We have a physician who recently started seeing patients at a Wound Care Center. We are questioning whether we can bill for this or not. The majority of these patients are in their post-op 90 day global period and are coming to the wound center for dressing changes. He wants to bill an e/m visit.

Has anyone dealt with this situation before? Any resources that you could share? 

I'm looking everywhere, but all I find is in regards to wound treatment. Sometimes he performs debridement, but he never performs treatment that require cpt codes 95797-97610.

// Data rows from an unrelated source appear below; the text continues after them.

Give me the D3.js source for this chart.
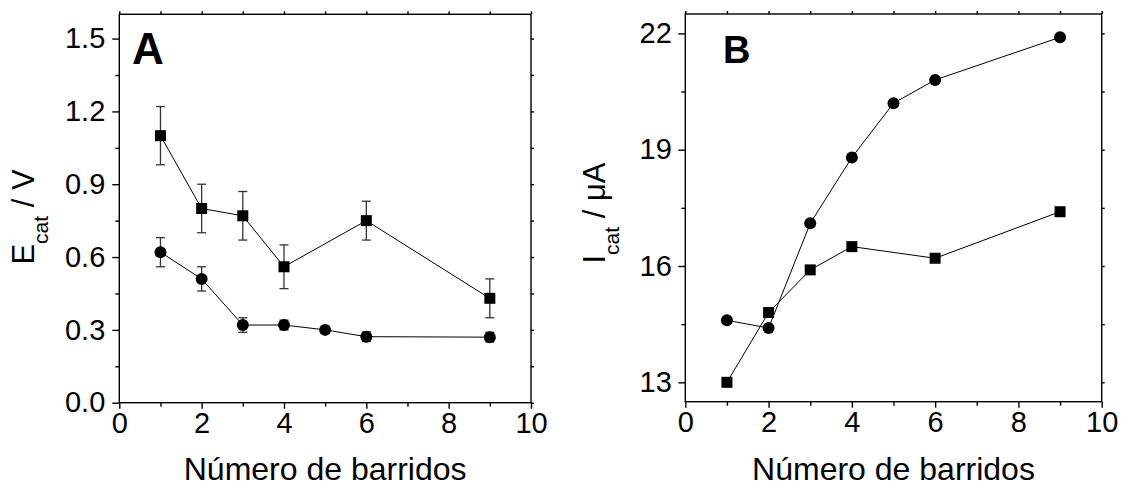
<!DOCTYPE html>
<html><head><meta charset="utf-8">
<script src="https://cdn.jsdelivr.net/npm/d3@7"></script>
<style>
body{margin:0;background:#fff}
svg{display:block}
text{font-family:"Liberation Sans",Arial,sans-serif;fill:#000}
</style>
</head><body>
<svg id="c" width="1121" height="488"></svg>
<script>
// ---- data ----
const sweepsASquare = [1, 2, 3, 4, 6, 9];
const ecatSquare = [1.10, 0.80, 0.77, 0.56, 0.75, 0.43];
const ecatSquareErr = [0.12, 0.10, 0.10, 0.09, 0.08, 0.08];
const sweepsACircle = [1, 2, 3, 4, 5, 6, 9];
const ecatCircle = [0.62, 0.51, 0.32, 0.32, 0.30, 0.272, 0.27];
const ecatCircleErr = [0.06, 0.05, 0.03, 0.02, 0.015, 0.02, 0.02];
const sweepsBCircle = [1, 2, 3, 4, 5, 6, 9];
const icatCircle = [14.6, 14.4, 17.1, 18.8, 20.2, 20.8, 21.9];
const sweepsBSquare = [1, 2, 3, 4, 6, 9];
const icatSquare = [13.0, 14.8, 15.9, 16.5, 16.2, 17.4];
const xTicks = [0, 2, 4, 6, 8, 10];
const xMinorTicks = [1, 3, 5, 7, 9];
const yTicksA = [0.0, 0.3, 0.6, 0.9, 1.2, 1.5];
const yMinorTicksA = [0.15, 0.45, 0.75, 1.05, 1.35];
const yTicksB = [13, 16, 19, 22];
const yMinorTicksB = [14.5, 17.5, 20.5];
const xTitle = "Número de barridos";

const svg = d3.select("#c");
svg.append("rect").attr("width",1121).attr("height",488).attr("fill","#fff");

function panel(cfg){
  const x = d3.scaleLinear().domain([0,10]).range([cfg.left, cfg.right]);
  const y = d3.scaleLinear().domain(cfg.yDomain).range([cfg.bottom, cfg.top]);
  const g = svg.append("g");
  g.append("rect").attr("x",cfg.left).attr("y",cfg.top)
    .attr("width",cfg.right-cfg.left).attr("height",cfg.bottom-cfg.top)
    .attr("fill","none").attr("stroke","#000").attr("stroke-width",1.4);
  const styleAxis = sel => {
    sel.select(".domain").remove();
    sel.selectAll("line").attr("stroke","#000").attr("stroke-width",1.4);
    sel.selectAll("text").style("font-family","'Liberation Sans',Arial,sans-serif").style("font-size","29px").attr("fill","#000");
  };
  g.append("g").attr("transform",`translate(0,${cfg.bottom})`)
    .call(d3.axisBottom(x).tickValues(xTicks).tickSize(6).tickPadding(4).tickFormat(d3.format("d"))).call(styleAxis);
  g.append("g").attr("transform",`translate(0,${cfg.bottom})`)
    .call(d3.axisBottom(x).tickValues(xMinorTicks).tickSize(4).tickFormat("")).call(styleAxis);
  g.append("g").attr("transform",`translate(0,${cfg.top})`)
    .call(d3.axisTop(x).tickValues(xTicks.concat(xMinorTicks)).tickSize(3).tickFormat("")).call(styleAxis);
  g.append("g").attr("transform",`translate(${cfg.left},0)`)
    .call(d3.axisLeft(y).tickValues(cfg.yTicks).tickSize(7).tickPadding(cfg.yPad).tickFormat(cfg.yFormat)).call(styleAxis);
  g.append("g").attr("transform",`translate(${cfg.left},0)`)
    .call(d3.axisLeft(y).tickValues(cfg.yMinor).tickSize(4).tickFormat("")).call(styleAxis);
  g.append("g").attr("transform",`translate(${cfg.right},0)`)
    .call(d3.axisRight(y).tickValues(cfg.yTicks.concat(cfg.yMinor)).tickSize(3).tickFormat("")).call(styleAxis);

  g.append("text").attr("x",(cfg.left+cfg.right)/2).attr("y",cfg.xTitleY)
    .attr("text-anchor","middle").style("font-size","32px").text(xTitle);
  const yt = g.append("text").attr("transform",`translate(${cfg.yTitleX},${cfg.yTitleY}) rotate(-90)`)
    .attr("text-anchor","middle").style("font-size","31px");
  yt.append("tspan").text(cfg.yMain);
  yt.append("tspan").attr("dy",14).style("font-size","21px").text("cat");
  yt.append("tspan").attr("dy",-14).text(" / " + cfg.yUnit);
  g.append("text").attr("x",cfg.labelX).attr("y",cfg.labelY)
    .style("font-size",cfg.labelSize+"px").style("font-weight","bold").text(cfg.label);

  cfg.series.forEach(s=>{
    const pts = s.xs.map((xv,i)=>({x:xv,y:s.ys[i],e:s.err?s.err[i]:0}));
    const line = d3.line().x(d=>x(d.x)).y(d=>y(d.y));
    g.append("path").datum(pts).attr("d",line).attr("fill","none").attr("stroke","#000").attr("stroke-width",1);
    if(s.err){
      const eg = g.append("g").attr("stroke","#333").attr("stroke-width",1.3);
      pts.forEach(d=>{
        eg.append("line").attr("x1",x(d.x)).attr("x2",x(d.x)).attr("y1",y(d.y-d.e)).attr("y2",y(d.y+d.e));
        eg.append("line").attr("x1",x(d.x)-4.5).attr("x2",x(d.x)+4.5).attr("y1",y(d.y-d.e)).attr("y2",y(d.y-d.e));
        eg.append("line").attr("x1",x(d.x)-4.5).attr("x2",x(d.x)+4.5).attr("y1",y(d.y+d.e)).attr("y2",y(d.y+d.e));
      });
    }
    if(s.shape==="square"){
      g.selectAll(null).data(pts).enter().append("rect")
        .attr("x",d=>x(d.x)-5.5).attr("y",d=>y(d.y)-5.5).attr("width",11).attr("height",11).attr("fill","#000");
    } else {
      g.selectAll(null).data(pts).enter().append("circle")
        .attr("cx",d=>x(d.x)).attr("cy",d=>y(d.y)).attr("r",6).attr("fill","#000");
    }
  });
}

panel({left:119.3,right:531,top:14.3,bottom:402.7,yDomain:[0,1.6],
  yTicks:yTicksA,yMinor:yMinorTicksA,yFormat:d3.format(".1f"),yPad:7,
  xTitleY:480,yTitleX:34,yTitleY:217,yMain:"E",yUnit:"V",
  label:"A",labelX:132,labelY:64,labelSize:44,
  series:[
    {xs:sweepsASquare,ys:ecatSquare,err:ecatSquareErr,shape:"square"},
    {xs:sweepsACircle,ys:ecatCircle,err:ecatCircleErr,shape:"circle"}
  ]});

panel({left:685.3,right:1101.7,top:14,bottom:401.7,yDomain:[12.5,22.5],
  yTicks:yTicksB,yMinor:yMinorTicksB,yFormat:d3.format("d"),yPad:6.5,
  xTitleY:480,yTitleX:605,yTitleY:213,yMain:"I",yUnit:"μA",
  label:"B",labelX:723,labelY:63,labelSize:38,
  series:[
    {xs:sweepsBCircle,ys:icatCircle,shape:"circle"},
    {xs:sweepsBSquare,ys:icatSquare,shape:"square"}
  ]});
</script>
</body></html>
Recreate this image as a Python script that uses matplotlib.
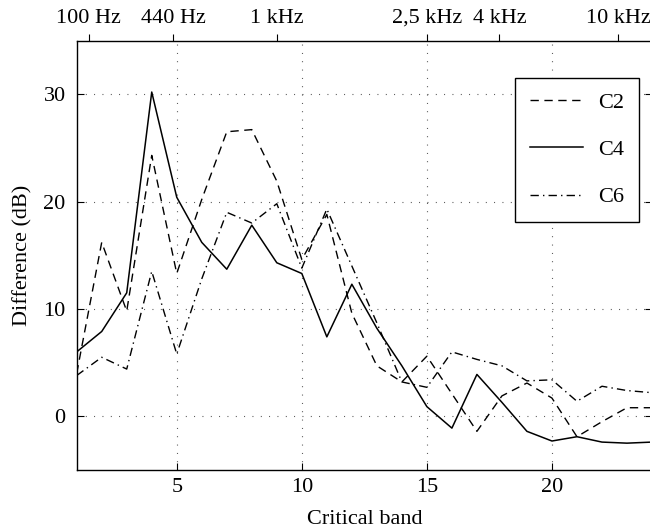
import matplotlib
matplotlib.use("Agg")
import matplotlib.pyplot as plt
import numpy as np

# ---- data ----
bands = list(range(1, 25))
c2 = [4.0, 16.2, 9.8, 24.3, 13.3, 20.2, 26.5, 26.7, 21.9, 14.6, 18.8, 9.6,
      4.7, 3.2, 5.6, 2.1, -1.4, 1.9, 3.1, 1.7, -1.9, -0.5, 0.8, 0.8]
c4 = [6.0, 7.9, 11.5, 30.2, 20.4, 16.2, 13.7, 17.8, 14.3, 13.3, 7.4, 12.3,
      8.2, 4.7, 0.9, -1.1, 3.9, 1.3, -1.4, -2.3, -1.9, -2.4, -2.5, -2.4]
c6 = [3.8, 5.5, 4.4, 13.5, 5.8, 12.8, 19.0, 18.0, 19.8, 13.8, 19.3, 14.0,
      8.7, 3.2, 2.7, 6.0, 5.3, 4.7, 3.3, 3.4, 1.4, 2.8, 2.4, 2.2]
series_labels = ["C2", "C4", "C6"]
x_ticks = [5, 10, 15, 20]
y_ticks = [0, 10, 20, 30]
freq_pos = [1.48, 4.85, 9.0, 15.0, 17.9, 22.65]
freq_labels = ["100 Hz", "440 Hz", "1 kHz", "2,5 kHz", "4 kHz", "10 kHz"]

plt.rcParams['font.family'] = ['Liberation Serif', 'DejaVu Serif']
FS = 16

fig = plt.figure(figsize=(6.5, 5.32), dpi=100)
L, R, B, T = 76.7, 652.0, 470.0, 40.5
ax = fig.add_axes([L / 650, 1 - B / 532, (R - L) / 650, (B - T) / 532])

ax.plot(bands, c2, color='black', lw=1.0, linestyle=(0, (6, 4)), label=series_labels[0])
ax.plot(bands, c4, color='black', lw=1.1, linestyle='-', label=series_labels[1])
ax.plot(bands, c6, color='black', lw=1.0, linestyle=(0, (6, 3, 1, 3)), label=series_labels[2])

ax.set_xlim(1, 24)
ax.set_ylim(-5, 35)
ax.set_xticks(x_ticks)
ax.set_yticks(y_ticks)
ax.grid(True, color='0.25', linestyle=(0, (0.8, 6.7)), linewidth=0.8)
ax.tick_params(direction='in', length=5, width=0.8, top=True, right=True,
               labelsize=FS, colors='black')
ax.tick_params(axis='y', pad=8)
ax.tick_params(axis='x', pad=6)
for s in ax.spines.values():
    s.set_linewidth(1.0)
    s.set_color('black')

ax.set_xlabel("Critical band", fontsize=FS, labelpad=9)
ax.set_ylabel("Difference (dB)", fontsize=FS, labelpad=8)

leg = ax.legend(loc='upper right', bbox_to_anchor=(639 / 650, 1 - 78 / 532),
                bbox_transform=fig.transFigure, fontsize=FS, frameon=True,
                fancybox=False, edgecolor='black', framealpha=1,
                handlelength=2.4, handletextpad=0.7, labelspacing=1.2,
                borderpad=0.65, borderaxespad=0)
leg.get_frame().set_linewidth(1.0)

ax2 = ax.twiny()
ax2.set_xlim(ax.get_xlim())
ax2.set_xticks(freq_pos)
ax2.set_xticklabels(freq_labels)
ax2.tick_params(axis='x', direction='out', length=5, width=0.8, labelsize=FS, pad=4)
for s in ax2.spines.values():
    s.set_visible(False)

fig.savefig("out.png", dpi=100)
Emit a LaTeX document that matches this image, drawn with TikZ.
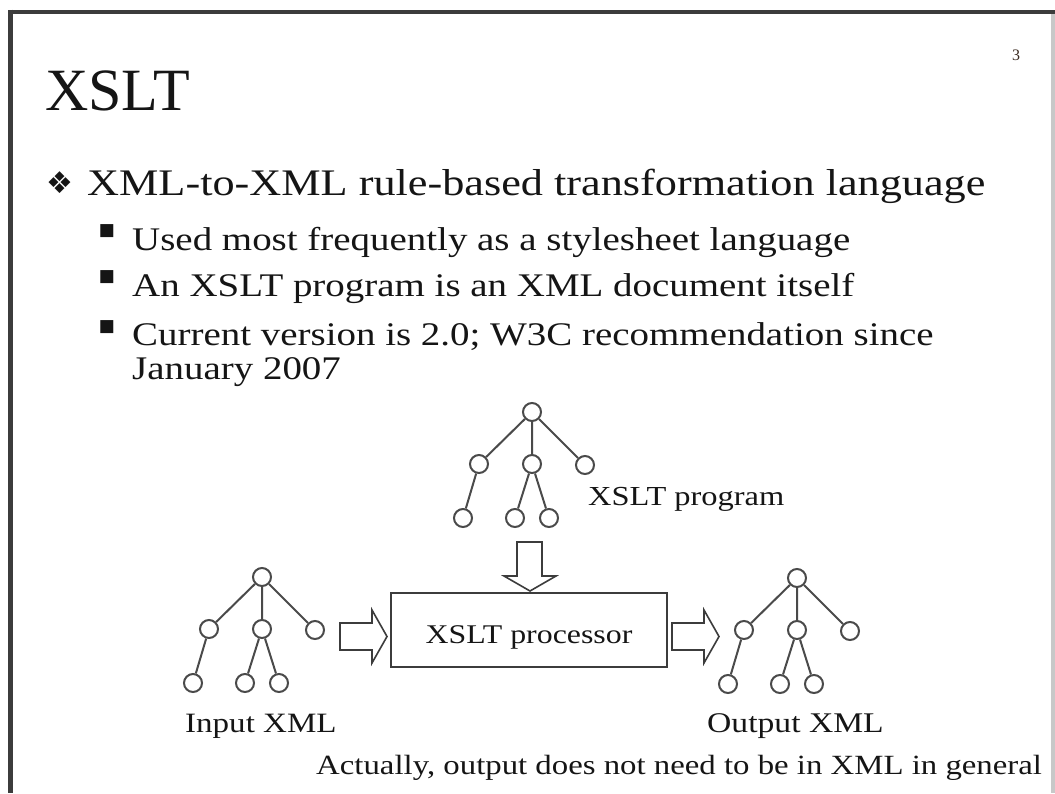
\documentclass[tikz,border=0pt]{standalone}
\usepackage{fontspec}
\usepackage{graphicx}
\setmainfont{Liberation Serif}
\newfontfamily\symf{DejaVu Sans}
\usetikzlibrary{calc}
\definecolor{ink}{HTML}{151515}
\definecolor{lg}{HTML}{4A4A4A}
\definecolor{framec}{HTML}{3C3C3C}
\definecolor{rframe}{HTML}{C8C8C8}
\definecolor{pgc}{HTML}{3A2A20}
\newcommand\wx[1]{\scalebox{1.18}[1]{#1}}
\newcommand\xtree[3]{%
 \begin{scope}[shift={(#2,#3)}]
  \node[tc] (#1r) at (0,0) {};
  \node[tc] (#1a) at (-53,52) {};
  \node[tc] (#1b) at (0,52) {};
  \node[tc] (#1c) at (53,53) {};
  \node[tc] (#1d) at (-69,106) {};
  \node[tc] (#1e) at (-17,106) {};
  \node[tc] (#1f) at (17,106) {};
 \end{scope}
 \draw[edge] (#1r)--(#1a) (#1r)--(#1b) (#1r)--(#1c) (#1a)--(#1d) (#1b)--(#1e) (#1b)--(#1f);
}
\begin{document}
\begin{tikzpicture}[x=1pt,y=-1pt,
  tc/.style={circle,draw=lg,line width=2pt,fill=white,minimum size=18pt,inner sep=0pt},
  edge/.style={draw=lg,line width=2pt},
  txt/.style={anchor=base west,inner sep=0pt,text=ink},
  barrow/.style={draw=framec,line width=1.6pt,fill=white,line join=miter},
  procbox/.style={draw=framec,line width=2.5pt,fill=white,minimum width=276pt,minimum height=74pt,inner sep=0pt,text height=30pt,text depth=4pt,text=ink,font=\fontsize{27}{29}\selectfont},
  sym/.style={inner sep=0pt,text=ink,font=\symf}]
\useasboundingbox (0,0) rectangle (1055,793);
\fill[white] (0,0) rectangle (1055,793);
\clip (0,0) rectangle (1055,793);

% title and page number
\node[txt,font=\fontsize{60}{66}\selectfont] (title) at (45,110) {XSLT};
\node[txt,font=\fontsize{16}{17}\selectfont,text=pgc] (pg) at (1012,60) {3};

% bullets
\node[sym,font=\symf\fontsize{30}{32}\selectfont] (d1) at (60,183) {❖};
\node[txt,font=\fontsize{37.5}{40}\selectfont] (b1) at (87,195) {\wx{XML-to-XML rule-based transformation language}};
\node[sym,font=\symf\fontsize{17}{19}\selectfont] (s1) at (107,231) {■};
\node[txt,font=\fontsize{33}{35}\selectfont] (b2) at (132,250) {\wx{Used most frequently as a stylesheet language}};
\node[sym,font=\symf\fontsize{17}{19}\selectfont] (s2) at (107,277) {■};
\node[txt,font=\fontsize{33}{35}\selectfont] (b3) at (132,296) {\wx{An XSLT program is an XML document itself}};
\node[sym,font=\symf\fontsize{17}{19}\selectfont] (s3) at (107,327) {■};
\node[txt,font=\fontsize{33}{35}\selectfont] (b4) at (132,345) {\wx{Current version is 2.0; W3C recommendation since}};
\node[txt,font=\fontsize{33}{35}\selectfont] (b5) at (132,379) {\wx{January 2007}};

% trees
\xtree{p}{532}{412}
\xtree{i}{262}{577}
\xtree{o}{797}{578}

% processor box
\node[procbox] (proc) at (529,630) {\wx{XSLT processor}};

% block arrows
\draw[barrow] (340,623) -- (372,623) -- (372,610) -- (387,636.5) -- (372,663) -- (372,650) -- (340,650) -- cycle;
\draw[barrow] (672,623) -- (704,623) -- (704,610) -- (719,636.5) -- (704,663) -- (704,650) -- (672,650) -- cycle;
\draw[barrow] (517,542) -- (542,542) -- (542,576) -- (556,576) -- (530,591) -- (504,576) -- (517,576) -- cycle;

% labels
\node[txt,font=\fontsize{27.5}{29}\selectfont] (lp) at (588,505) {\wx{XSLT program}};
\node[txt,font=\fontsize{28}{30}\selectfont] (li) at (185,732) {\wx{Input XML}};
\node[txt,font=\fontsize{28.5}{30}\selectfont] (lo) at (707,732) {\wx{Output XML}};
\node[txt,font=\fontsize{27.8}{30}\selectfont] (note) at (316,774) {\wx{Actually, output does not need to be in XML in general}};

% slide frame
\draw[framec,line width=4pt] (8,11.5) -- (1055,11.5);
\draw[framec,line width=4.5pt] (10.5,9.5) -- (10.5,793);
\draw[rframe,line width=4pt] (1053,13.5) -- (1053,793);
\end{tikzpicture}
\end{document}
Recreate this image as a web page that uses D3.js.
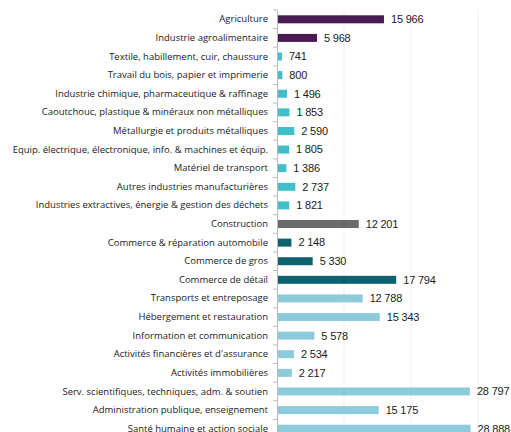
<!DOCTYPE html>
<html>
<head>
<meta charset="utf-8">
<script src="https://cdn.jsdelivr.net/npm/d3@7"></script>
<style>
  body { margin: 0; background: #fff; }
  svg { display: block; }
</style>
</head>
<body>
<svg id="chart" width="511" height="432"></svg>
<script>
// secteurs, dans l'ordre d'affichage
let categories = [
  "Agriculture",
  "Industrie agroalimentaire",
  "Textile, habillement, cuir, chaussure",
  "Travail du bois, papier et imprimerie",
  "Industrie chimique, pharmaceutique & raffinage",
  "Caoutchouc, plastique & minéraux non métalliques",
  "Métallurgie et produits métalliques",
  "Equip. électrique, électronique, info. & machines et équip.",
  "Matériel de transport",
  "Autres industries manufacturières",
  "Industries extractives, énergie & gestion des déchets",
  "Construction",
  "Commerce & réparation automobile",
  "Commerce de gros",
  "Commerce de détail",
  "Transports et entreposage",
  "Hébergement et restauration",
  "Information et communication",
  "Activités financières et d'assurance",
  "Activités immobilières",
  "Serv. scientifiques, techniques, adm. & soutien",
  "Administration publique, enseignement",
  "Santé humaine et action sociale"
];
let values = [15966, 5968, 741, 800, 1496, 1853, 2590, 1805, 1386, 2737, 1821,
  12201, 2148, 5330, 17794, 12788, 15343, 5578, 2534, 2217, 28797, 15175, 28888];
let groups = ["agri", "agri", "ind", "ind", "ind", "ind", "ind", "ind", "ind", "ind", "ind",
  "constr", "comm", "comm", "comm", "serv", "serv", "serv", "serv", "serv", "serv", "serv", "serv"];
let gridTicks = [10000, 20000, 30000];

let group_color = d3.scaleOrdinal()
  .domain(["agri", "ind", "constr", "comm", "serv"])
  .range(["#4a1a52", "#3fc0c9", "#6a6a6a", "#0d6270", "#8ccbdc"]);

let data = categories.map((c, i) => ({name: c, value: values[i], group: groups[i]}));

let svg = d3.select("#chart");
let axis_x = 277;

let x = d3.scaleLinear().domain([0, 35000]).range([axis_x, axis_x + 234.5]);
let y = d3.scaleBand().domain(categories).range([10, 438]).paddingInner(0.57).paddingOuter(0.285);

// grille verticale
svg.append("g").attr("class", "grid")
  .selectAll("line").data(gridTicks).enter().append("line")
  .attr("x1", d => x(d)).attr("x2", d => x(d))
  .attr("y1", 10).attr("y2", 432)
  .attr("stroke", "#efefef").attr("stroke-width", 1);

// barres
svg.append("g").attr("class", "bars")
  .selectAll("rect").data(data).enter().append("rect")
  .attr("x", x(0))
  .attr("y", d => y(d.name))
  .attr("width", d => x(d.value) - x(0))
  .attr("height", y.bandwidth())
  .attr("fill", d => group_color(d.group));

// valeurs
let fmt = v => d3.format(",")(v).replace(/,/g, " ");
svg.append("g").attr("class", "values")
  .selectAll("text").data(data).enter().append("text")
  .attr("x", d => x(d.value) + 7)
  .attr("y", d => y(d.name) + y.bandwidth() / 2)
  .attr("dy", "0.35em")
  .attr("font-family", "Liberation Sans, Arial, sans-serif")
  .attr("font-size", 11)
  .attr("fill", "#1a1a1a")
  .style("letter-spacing", "-0.2px")
  .text(d => fmt(d.value));

// axe des catégories
let yAxis = d3.axisLeft(y).tickSize(0).tickPadding(9);
let gy = svg.append("g").attr("transform", "translate(" + axis_x + ",0)").call(yAxis);
gy.select(".domain").attr("stroke", "#bbb");
gy.selectAll("text")
  .attr("font-family", "Open Sans, sans-serif")
  .attr("font-size", 9.5)
  .attr("fill", "#1a1a1a");

// petites graduations entre les catégories
let step = y.step();
svg.append("g").attr("class", "sep")
  .selectAll("line").data(d3.range(categories.length + 1)).enter().append("line")
  .attr("x1", axis_x - 4).attr("x2", axis_x)
  .attr("y1", i => 10 + i * step).attr("y2", i => 10 + i * step)
  .attr("stroke", "#bbb");
</script>
</body>
</html>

Any help would be appreciated.

Thanks!


----------



## sevans01 (Oct 15, 2014)

I have from CMS a manuel called Surgery and in it there is, first the definition of the Global Surgical package and that states; A global package of care consist of all necessary services performed by the physician BEFORE, DURING and AFTER a surgical procedure. It also goes on to outline what services ARE and ARE NOT included in the Global Surgical Package and under the INCLUDED it states Items such as Dressing changes, local incision care and removal of operative pack..ect.  so I would say that these services are included in the procedure he already performed.


----------



## jazzyblues2005 (Oct 15, 2014)

Thanks. I have that as well and am waiting to discuss this situation with my manager.


----------



## kimberliterpstra (Oct 16, 2014)

Is your provider the one who did the surgery for which the patient is needing a dressing change, or did someone else do the surgery?

I would say if your provider is treating patients that had a procedure by another provider, your provider could bill E/M.  The global period only applies to the provider (or provider group) doing the procedure.   You could add modifier 55 (post-operative management only) to indicate your provider is separate from the provider that did the procedure or surgery.


----------



## jazzyblues2005 (Oct 16, 2014)

In most of the cases he is the provider that performed the surgery, but he has a fellowship in wound care and feels he should be able to bill for this service inside the global period.


----------